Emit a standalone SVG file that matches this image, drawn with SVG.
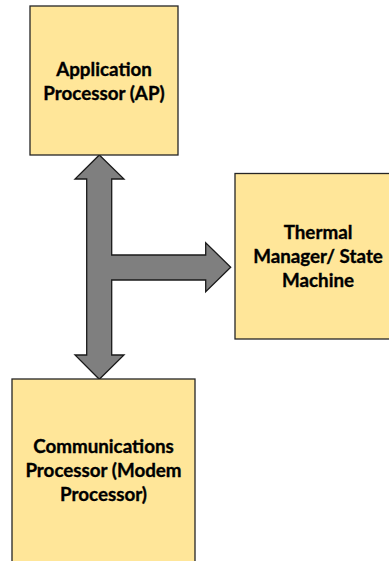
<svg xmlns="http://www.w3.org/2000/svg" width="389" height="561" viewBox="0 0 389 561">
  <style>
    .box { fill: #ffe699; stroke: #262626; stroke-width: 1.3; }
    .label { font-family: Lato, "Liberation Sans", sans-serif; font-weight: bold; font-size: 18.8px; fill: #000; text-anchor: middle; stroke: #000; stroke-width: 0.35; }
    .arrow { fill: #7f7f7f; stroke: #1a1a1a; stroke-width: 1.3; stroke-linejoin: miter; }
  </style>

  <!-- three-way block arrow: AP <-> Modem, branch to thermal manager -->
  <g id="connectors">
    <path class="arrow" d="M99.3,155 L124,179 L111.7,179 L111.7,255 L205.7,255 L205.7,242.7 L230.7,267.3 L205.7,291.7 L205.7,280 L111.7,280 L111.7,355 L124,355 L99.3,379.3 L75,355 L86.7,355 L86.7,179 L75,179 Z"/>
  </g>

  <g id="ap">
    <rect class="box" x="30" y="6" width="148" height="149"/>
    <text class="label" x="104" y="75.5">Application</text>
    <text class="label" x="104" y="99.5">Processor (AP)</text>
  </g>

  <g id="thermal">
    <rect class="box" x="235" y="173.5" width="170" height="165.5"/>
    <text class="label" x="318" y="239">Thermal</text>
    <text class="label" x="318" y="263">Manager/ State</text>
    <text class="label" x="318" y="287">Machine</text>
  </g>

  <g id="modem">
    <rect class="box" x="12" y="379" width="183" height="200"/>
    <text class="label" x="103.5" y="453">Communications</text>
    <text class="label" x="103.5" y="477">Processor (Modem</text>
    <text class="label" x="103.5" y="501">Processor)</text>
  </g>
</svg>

* Task objective *
Reproduce all of the data exactly; the pictures do not belong in the copy.

* Result of the task *
Emit a standalone SVG file that matches this image, drawn with SVG.
<svg xmlns="http://www.w3.org/2000/svg" width="389" height="561" viewBox="0 0 389 561">
  <style>
    .box { fill: #ffe699; stroke: #262626; stroke-width: 1.3; }
    .label { font-family: Lato, "Liberation Sans", sans-serif; font-weight: bold; font-size: 18.8px; fill: #000; text-anchor: middle; stroke: #000; stroke-width: 0.35; }
    .arrow { fill: #7f7f7f; stroke: #1a1a1a; stroke-width: 1.3; stroke-linejoin: miter; }
  </style>

  <!-- three-way block arrow: AP <-> Modem, branch to thermal manager -->
  <g id="connectors">
    <path class="arrow" d="M99.3,155 L124,179 L111.7,179 L111.7,255 L205.7,255 L205.7,242.7 L230.7,267.3 L205.7,291.7 L205.7,280 L111.7,280 L111.7,355 L124,355 L99.3,379.3 L75,355 L86.7,355 L86.7,179 L75,179 Z"/>
  </g>

  <g id="ap">
    <rect class="box" x="30" y="6" width="148" height="149"/>
    <text class="label" x="104" y="75.5">Application</text>
    <text class="label" x="104" y="99.5">Processor (AP)</text>
  </g>

  <g id="thermal">
    <rect class="box" x="235" y="173.5" width="170" height="165.5"/>
    <text class="label" x="318" y="239">Thermal</text>
    <text class="label" x="318" y="263">Manager/ State</text>
    <text class="label" x="318" y="287">Machine</text>
  </g>

  <g id="modem">
    <rect class="box" x="12" y="379" width="183" height="200"/>
    <text class="label" x="103.5" y="453">Communications</text>
    <text class="label" x="103.5" y="477">Processor (Modem</text>
    <text class="label" x="103.5" y="501">Processor)</text>
  </g>
</svg>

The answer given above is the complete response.